Ingat Transportasi, Ingat Jasa Raharja EFENDI AKIL HU PEKANBARU MX Siapa yang tak terharu, pada saat terjadi kemalangan tiba-tiba datang orang yang memberikan bantuan. Meski masih menangis, tapi setidaknya tangisan itu bukan sepenuhnya berisi kepedihan, sebab telah bercampur dengan sedikit harapan untuk masa depan. MASNAH, wanita berusia 37 tahun ini pernah merasakan hal tersebut. Meski kejadiannya sudah lama, namun janda beranak dua itu mengaku, hingga kini kenangan itu masih melekat diingatannya. Kini Masnah yang tinggal di Desa Pulau Kijang, Kecamatan Reteh, Kabupaten Indragiri Hilir (Inhil,), Riau itu, hidup berbahagia berkat santunan Jasa Raharja. Masnah, adalah potret kecil bagaimana Jasa Raharja memberikan pelayanan pada klaimnya. Saya bertemu Ibu Masnah kembali, ketika menghadiri pesta salah seorang kerabat di desa tempat tinggalnya beberapa waktu lalu. Masih ingat ketika peristiwa itu terjadi enam tahun silam. Saat saya baru terjun di dunia jurnalistik, dan mendapat posko liputan di Jasa Raharja. Bekerja di koran kriminal bernama Pekanbaru Pos (Group Jawa Pos), hubungan saya dengan Jasa Raharja cukup dekat. Sebagai mitra, saya sering bertukar informasi berbagai kejadian di lapangan yang saya liput, terutama yang berhubungan dengan kecelakaan transportasi. Tahun 2004, ketika Humas Jasa Raharja Cabang Riau adalah Bapak M. Nasir Hakam, sekarang saya tidak tahu sudah bertugas dimana yang jelas ketika itu beliau pamit, terakhir akan ditugaskan di Jasa Raharja Pusat, sejak saat itu kami tidak pernah berjumpa lagi.
.
Tapi yang ingin saya kisahkan di sini, bukanlah soal ibu Masnah atau humas Jasa Raharja yang dekat dengan saya, namun soal kinerja Jasa Raharja yang membuat saya amat terkesan. Bahkan dibilang inilah satu-satunya perusahaan yang akan menjadi bintang di masa depan. Malam itu saya mendapat telepon dari Pak Nasir Hakam. Beliau mengajak saya untuk ikut meliput penyerahan bantuan Jasa Raharja pada korban speed boat yang tenggelam di Desa Pulau Kijang. Lama saya terbayang, apakah Jasa Raharja serius akan menyerahkan langsung bantuan itu kepada ahli waris korban.
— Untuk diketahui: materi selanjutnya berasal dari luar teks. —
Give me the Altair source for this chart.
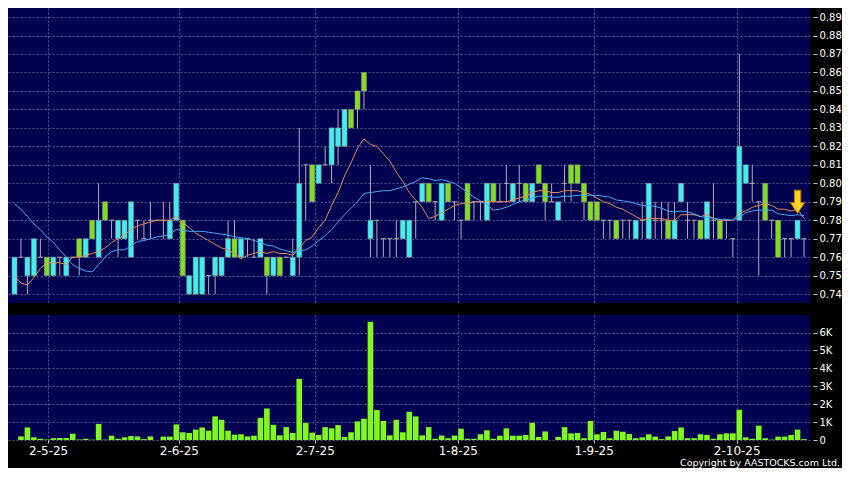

Soalnya, Desa Pulau Kijang itu merupakan desa terpencil yang berada di pesisir selatan Provinsi Riau. Jaraknya dari Pekanbaru, ibu kota provinsi sekitar 460 km, harus ditempuh dengan kondisi jalan yang cukup melelahkan. Memang ada dua jalan alternatif jika hendak ke Desa Pulau Kijang, pertama menempuh jalur darat hingga ke Kota Tembilahan sebagai ibu kota Kabupaten Indragiri Hilir (Inhil). Untuk sampai di Kota Tembilahan, mobil harus menyeberang pakai rakit di Desa Rumbai Jaya. Menyeberang ini juga memakan waktu dua hingga tiga jam, karena memang harus antrian. Jika sampai ke Tembilahan, perjalanan dilanjutkan melalui jalur laut menaiki speed boat. Untuk ikut transportasi andalan di wilayah kepulauan ini, penumpang harus pandai menghitung waktu yang tepat. Sebab speed boat di wilayah itu hanya beroperasi setengah hari saja. Jadi kalau tiba di Tembilahan siang atau menjelang sore, alamat penumpang harus menginap terlebih dahulu di Kota Tembilahan. Alternatif kedua, mobil bisa langsung sampai ke Desa Pulau Kijang melalui Jalan Lintas Timur (Jalintim) menuju Kota Jambi. Hanya saja setelah keluar dari Jalintim, medan yang ditempuh juga tidak kalah beratnya. Sebab jalan yang dilalui harus melalui perkebunan warga. Dimana kondisi jalan tidak beraspal dan hanya proses pengerasan seadanya tanpa pasir dan batu. Boleh jadi, jika jalan alternatif kedua ini yang diambil, bisa-bisa rombongan tidur di jalan kalau mobil yang dibawa masuk ke lumpur. Setelah saya tanya, ternyata Pak Nasir Hakam menyebutkan rombongan akan berangkat dengan mobil melalui Jalintim. Keputusan itu kata Pak Nasir Hakam setelah diambil berbagai pertimbangan, dimana jika melalui jalan laut, khawatir karena gelombang cukup besar sebab sedang musim angin utara. Jika dipaksakan lewat jalur laut, bisa-bisa rencana kedatangan ke Desa Pulau Kijang untuk menyerahkan santunan, berubah menjadi penerima santunan. Tapi jika lewat Jalintim, ini jelas mengurangi resiko bagi rombongan. Sebagai wartawan kriminal (sebutan untuk wartawan yang meliput kriminal) bagi saya tak ada persoalan, sebab di lapangan berbagai tantangan sering saya hadapi. Jadi saya pun memutuskan untuk ikut setelah kantor memberikan izin. Hari yang ditentukan tiba, saya tidak sendiri masih ada rekan-rekan wartawan lain yang ternyata juga ikut dalam rombongan. Ketika itu ada kru RRI, TVRI dan juga Harian Riau Pos (Group Jawa Pos) yang juga diajak melakukan peliputan.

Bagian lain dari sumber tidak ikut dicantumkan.